『空中写真歴史図鑑 : 大自然と人類文明の映像遺産』

作成者
イーモン・マッケイブ , ジェンマ・パドリー 著 ; 月谷 真紀 訳
出版者
原書房
刊年
2020.7

 鳥のように自由に空を飛んで、上空から地上を見下ろしてみたいとは、誰もが一度は思うことではないでしょうか。ドローンなどの技術の発展によって、現代の私たちは容易にそういった上空からの写真や映像を見ることが可能となっています。しかし、昔のそういった技術のない時代の人々も様々な工夫をして、空からの写真を撮ろうと取り組んできました。本書はそういった熱意と努力の成果が詰まった一冊となっています。 
 世界で初めて空から写真を撮影したのは、フランス人のガスパール=フェリックス・トゥールナション(通称ナダール)です。彼は1858年に係留した気球に乗り、高度520メートルからパリを画面にとらえました。気球を安定させるために、風のない日を選び係留索をできる限りぴんと張られた状態にするなどの方法で様々な困難を克服して撮影されたといいます。それ以降、気球以外にも凧にカメラを取り付けたり、伝書鳩を使ったりして撮影した黎明期の写真から、ヘリコプターや飛行機、パラグライダーに乗って撮影されたもの、人工衛星やドローンでの写真まで、19世紀から2018年までの約150年におよぶ歴史的な芸術写真や報道写真の数々が約200枚、年代順に収録されています。

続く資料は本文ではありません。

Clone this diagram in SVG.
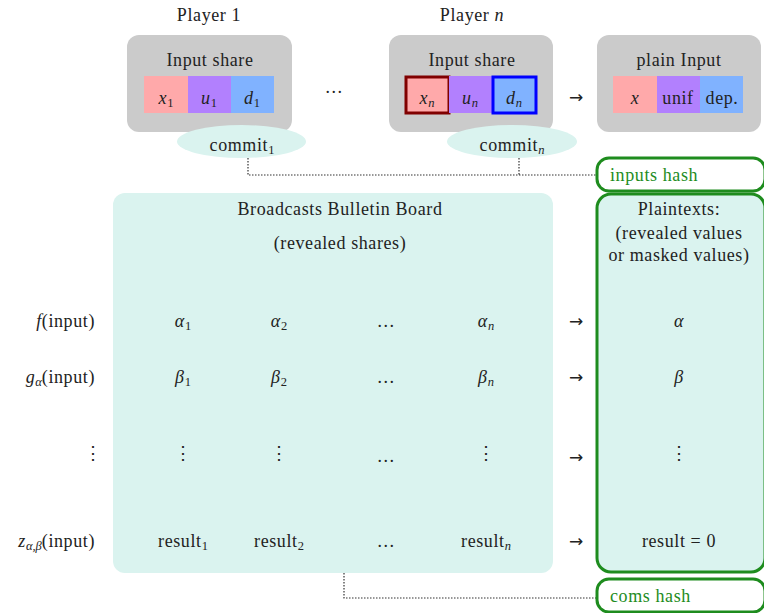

 素晴らしい自然や街並、建築物を撮影したもの、震災や戦争による瓦礫となった都市や広島の原爆、9.11、東日本大震災などを撮影した写真など、その年代を代表する厳選された写真群は写真家の思いの伝わる珠玉の作品ばかりです。また、空中写真の歴史はそのまま写真の歴史でもあると著者はいいます。写真や写真家についての説明や索引もありますので、写真史を学ぶ助けにもなる本です。